MC European architects have historically been engaged in politics or been part of a public discourse about the built environment, but I think that the architectural education in America has been, at times, sort of apolitical. There was a time in the sixties when architects were out there trying to solve problems and responding to the urban crises. At a certain point, they parted ways, and you saw the emergence of the academic architect, the star architect who can only operate if they have millions and millions of dollars and they are designing a museum; there was a movement away from architects being problem solvers, of architects being combiners.
When I came back to the USA, within three years I ran for public office, largely because I thought I had an expertise that was of value or could be of value to the city. I did not have a platform; my opinion was no more valuable than a shop owner down the street. I just thought that I could do something about that—I am going to get into a position where I am not just responding to the rules, I am writing the rules.
There has always been a kind of an activist streak in designers, but they love to design, they are not all of these other tangential issues that impact design. They would rather not bother with those. And you can understand, they come from a creative place and they just want to make beautiful stuff.
I think that is a fairly naive approach, because design is the ultimate political act of intention and to design in the public interest is where you can have the greatest impact. I have pretty much come to believe that access to healthy—socially, economically—vibrant environments should be a birthright for someone born in a democratic country. It is no different, in my mind, than access to good public education, or, the expectation of access to good public health. It is a right. Living in a socially, economically, environmentally, healthy neighborhood, it’s a right!

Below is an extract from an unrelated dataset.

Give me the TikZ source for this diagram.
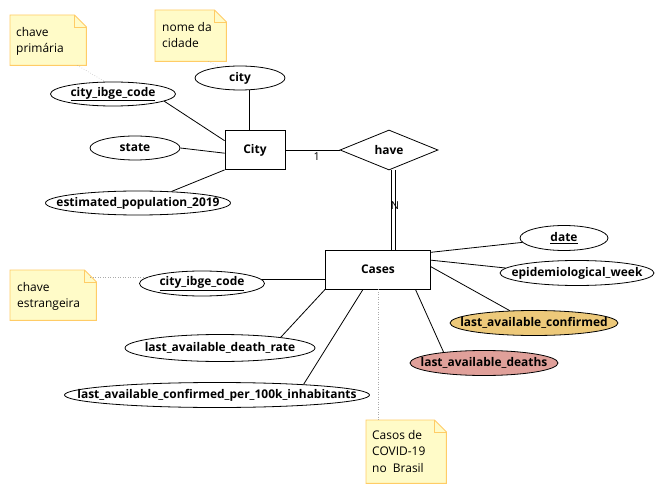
\documentclass[tikz,border=0pt]{standalone}
\usepackage{fontspec}
\setmainfont{Open Sans}
\usetikzlibrary{shapes.geometric}

\definecolor{notefill}{HTML}{FFFBC8}
\definecolor{noteedge}{HTML}{FFCC66}
\definecolor{confirmedfill}{HTML}{EDC97A}
\definecolor{deathsfill}{HTML}{E0A09A}
\definecolor{hintline}{HTML}{AAAAAA}

% attribute text does not widen the ellipse; its size is set explicitly
\newcommand\attrlabel[1]{\makebox[0pt][c]{#1}}

\tikzset{
  attr/.style={ellipse, draw, line width=0.8bp, inner sep=0pt, minimum height=24bp,
    font=\fontsize{12}{14}\selectfont\bfseries},
  entity/.style={rectangle, draw, line width=0.8bp, inner sep=0pt,
    font=\fontsize{12}{14}\selectfont\bfseries},
  relation/.style={diamond, draw, line width=0.8bp, inner sep=0pt,
    font=\fontsize{12}{14}\selectfont\bfseries},
  link/.style={line width=0.8bp},
  hint/.style={draw=hintline, line width=0.5bp, dotted},
  notebox/.style={rectangle, inner sep=0pt, anchor=north west},
  notebody/.style={fill=notefill, draw=noteedge, line width=0.9bp},
  notetext/.style={anchor=north west, inner sep=0pt, align=left,
    font=\fontsize{12}{16.5}\selectfont},
  cardinality/.style={inner sep=0pt, font=\fontsize{11}{12}\selectfont},
}

% sticky note with a folded top-right corner
\newcommand\notesheet[1]{%
  \filldraw[notebody] (#1.north west) -- ([xshift=-12bp]#1.north east)
    -- ([yshift=-12bp]#1.north east) -- (#1.south east) -- (#1.south west) -- cycle;
  \draw[notebody, fill=none] ([xshift=-12bp]#1.north east) |- ([yshift=-12bp]#1.north east);
}

\begin{document}
\begin{tikzpicture}[x=1bp, y=-1bp]
  \fill[white] (0,0) rectangle (664,493);
  \useasboundingbox (0,0) rectangle (664,493);

  % notes
  \node[notebox, minimum width=76bp, minimum height=50bp] (n1) at (10,15) {};
  \node[notebox, minimum width=71bp, minimum height=51bp] (n2) at (155,10) {};
  \node[notebox, minimum width=86bp, minimum height=50bp] (n3) at (10,270) {};
  \node[notebox, minimum width=80bp, minimum height=63bp] (n4) at (366,420) {};
  \notesheet{n1}
  \notesheet{n2}
  \notesheet{n3}
  \notesheet{n4}
  \node[notetext] (n1t) at (16,27) {chave\\primária};
  \node[notetext] (n2t) at (162,22) {nome da\\cidade};
  \node[notetext] (n3t) at (17,282) {chave\\estrangeira};
  \node[notetext] (n4t) at (372,430) {Casos de\\COVID-19\\no\ \ Brasil};

  % City entity and its attributes
  \node[entity, minimum width=60bp, minimum height=39bp] (city) at (255,150) {City};
  \node[attr, minimum width=125bp] (cib1) at (113,94) {\attrlabel{\underline{city\_ibge\_code}}};
  \node[attr, minimum width=90bp] (cityname) at (240,78) {\attrlabel{city}};
  \node[attr, minimum width=90bp] (state) at (135,148) {\attrlabel{state}};
  \node[attr, minimum width=185bp] (estpop) at (138,203) {\attrlabel{estimated\_population\_2019}};

  % relationship
  \node[relation, minimum width=98bp, minimum height=40bp] (have) at (389,150) {have};

  % Cases entity and its attributes
  \node[entity, minimum width=105bp, minimum height=39bp] (cases) at (378,269.5) {Cases};
  \node[attr, minimum width=88bp, minimum height=25bp] (date) at (564,238) {\attrlabel{\underline{date}}};
  \node[attr, minimum width=154bp, minimum height=25bp] (epi) at (577,273) {\attrlabel{epidemiological\_week}};
  \node[attr, fill=confirmedfill, minimum width=168bp, minimum height=25bp] (confirmed) at (534,323) {\attrlabel{last\_available\_confirmed}};
  \node[attr, fill=deathsfill, minimum width=148bp, minimum height=25bp] (deaths) at (484,363) {\attrlabel{last\_available\_deaths}};
  \node[attr, minimum width=125bp, minimum height=25bp] (cib2) at (202,283.5) {\attrlabel{\underline{city\_ibge\_code}}};
  \node[attr, minimum width=190bp, minimum height=27bp] (deathrate) at (220,348) {\attrlabel{last\_available\_death\_rate}};
  \node[attr, minimum width=305bp, minimum height=25bp] (per100k) at (217,395) {\attrlabel{last\_available\_confirmed\_per\_100k\_inhabitants}};

  % attribute links of City
  \draw[link] (cib1.-8) -- (city.163);
  \draw[link] ([xshift=-6bp]city.north) -- ([xshift=-6bp]city.north |- cityname.south);
  \draw[link] (state.east) -- (city.186);
  \draw[link] (estpop.19) -- (city.south west);

  % City 1 -- N Cases (total participation: two parallel lines)
  \draw[link] (city.east) -- (have.west)
    node[cardinality, pos=0.58, yshift=-7bp] (one) {1};
  \draw[link] ([xshift=2bp]have.south) -- ([xshift=2bp]have.south |- cases.north);
  \draw[link] ([xshift=6bp]have.south) -- ([xshift=6bp]have.south |- cases.north)
    node[cardinality, pos=0.45] (many) {N};

  % attribute links of Cases
  \draw[link] (date.186) -- (cases.18);
  \draw[link] (epi.176) -- (cases.10);
  \draw[link] (confirmed.153) -- (cases.3);
  \draw[link] (deaths.165) -- (cases.-28);
  \draw[link] (cib2.4) -- (cib2.4 -| cases.west);
  \draw[link] (deathrate.10) -- (cases.south west);
  \draw[link] (per100k.7) -- (cases.233);

  % note pointers
  \draw[hint] ([xshift=-9bp]n1.south east) -- (cib1.123);
  \draw[hint] ([xshift=-18bp]n2.south east) -- (cityname.152);
  \draw[hint] (cib2.173) -- ([xshift=-7bp]cib2.173 -| n3.east);
  \draw[hint] (cases.south) -- (cases.south |- n4.north);
\end{tikzpicture}
\end{document}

If that is the case, it colors everything that I do relative to design as a question of equity. Why should only wealthy neighborhoods have access to quality streetscapes, quality shopping districts, or housing options? Shouldn’t all parts of our city aspire to that?
believe that Detroit is the kind of place where we can pull that off.

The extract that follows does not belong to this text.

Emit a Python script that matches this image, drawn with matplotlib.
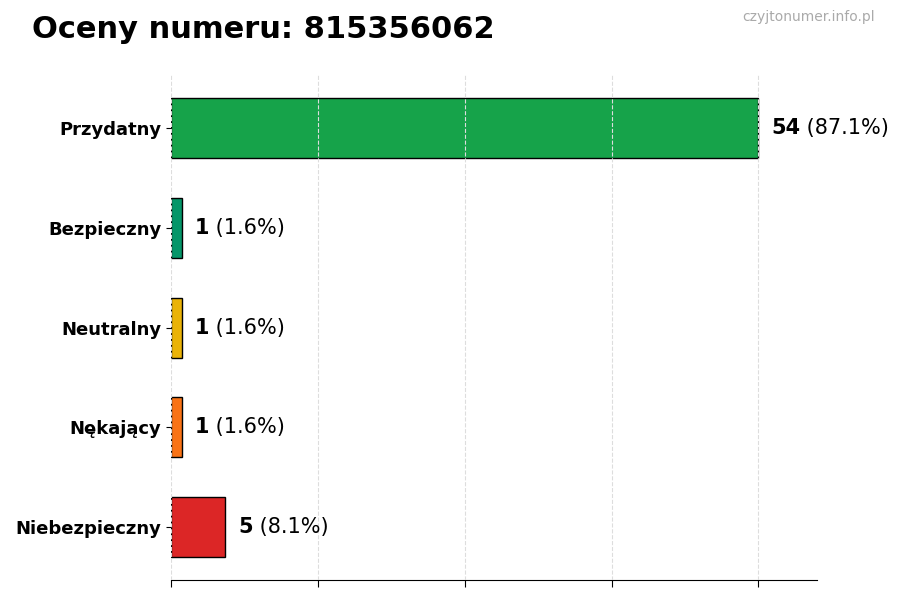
import numpy as np
import matplotlib.pyplot as plt

categories = ['Przydatny', 'Bezpieczny', 'Neutralny', 'Nękający', 'Niebezpieczny']
counts = [54, 1, 1, 1, 5]
colors = ['#16a34a', '#059669', '#eab308', '#f97316', '#dc2626']
number = '815356062'

total = sum(counts)
y = np.arange(len(categories))

fig = plt.figure(figsize=(9, 6), dpi=100)
ax = fig.add_axes([0.19, 0.033, 0.718, 0.842])

ax.barh(y, counts, height=0.6, color=colors, edgecolor='black', linewidth=1, zorder=1)
ax.invert_yaxis()
ax.set_yticks(y)
ax.set_yticklabels(categories, fontsize=13, fontweight='bold')

xmax = max(counts)
ax.set_xlim(0, xmax * 1.1)
ax.set_xticks(np.linspace(0, xmax, 5))
ax.set_xticklabels([])
ax.tick_params(axis='x', length=5)
ax.grid(axis='x', linestyle='--', color='#dddddd', linewidth=0.8, zorder=3)
ax.set_axisbelow(False)

for s in ['top', 'right', 'left']:
    ax.spines[s].set_visible(False)

for yi, c in zip(y, counts):
    t = ax.annotate(str(c), xy=(c, yi), xytext=(9, 0), textcoords='offset points',
                    va='center', ha='left', fontsize=15, fontweight='bold')
    ax.annotate(f' ({c / total * 100:.1f}%)', xy=(1, 0), xycoords=t,
                va='bottom', ha='left', fontsize=15)

fig.text(0.035, 0.95, f'Oceny numeru: {number}', fontsize=22, fontweight='bold',
         ha='left', va='center')
fig.text(0.972, 0.972, 'czyjtonumer.info.pl', fontsize=10, color='#aaaaaa',
         ha='right', va='center')

fig.savefig('out.png', dpi=100)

 The Planning and Development Department of the City of Detroit is split up into three strategical design regions, each lead by a Design Director. The Central Zone is piloted by Steven Lewis, the East Zone by Esther Yang and the West Zone by David Walker. The Design Directors provide planning, design leadership, and coordination, with the goal of achieving neighborhood stabilization, revitalization, and supporting the growth of population and jobs.
 The Mayors’ Institute on City Design (MICD) is a leadership initiative of the National Endowment for the Arts in partnership with the United States Conference of Mayors. Since 1986, the Mayors’ Institute has helped transform communities through design by preparing mayors to be the chief urban designers of their cities.
 Incumbent Mike Duggan won re-election to a second term on November 7th 2017, which will end in 2021.
 The Detroit Land Bank Authority is an agency that has acquired tens of thousands of city-owned properties, vacant lands, and abandoned properties, with the aim to redevelop. The city-led program is a rehabilitation or demolition through blight elimination program.
 The Heidelberg Project is an outdoor art environment in the heart of an urban area; it is a Detroit-based community organization with a mission to improve neighborhoods and the lives of the people that live there, through art.
 Dan Pitera is an architect and political and social activist. He is now the Executive Director of the Detroit Collaborative Design Center at the University of Detroit Mercy School of Architecture. He was a Loeb Fellow (2005) at Harvard University, as Maurice Cox (2005), and Steven Lewis (2007).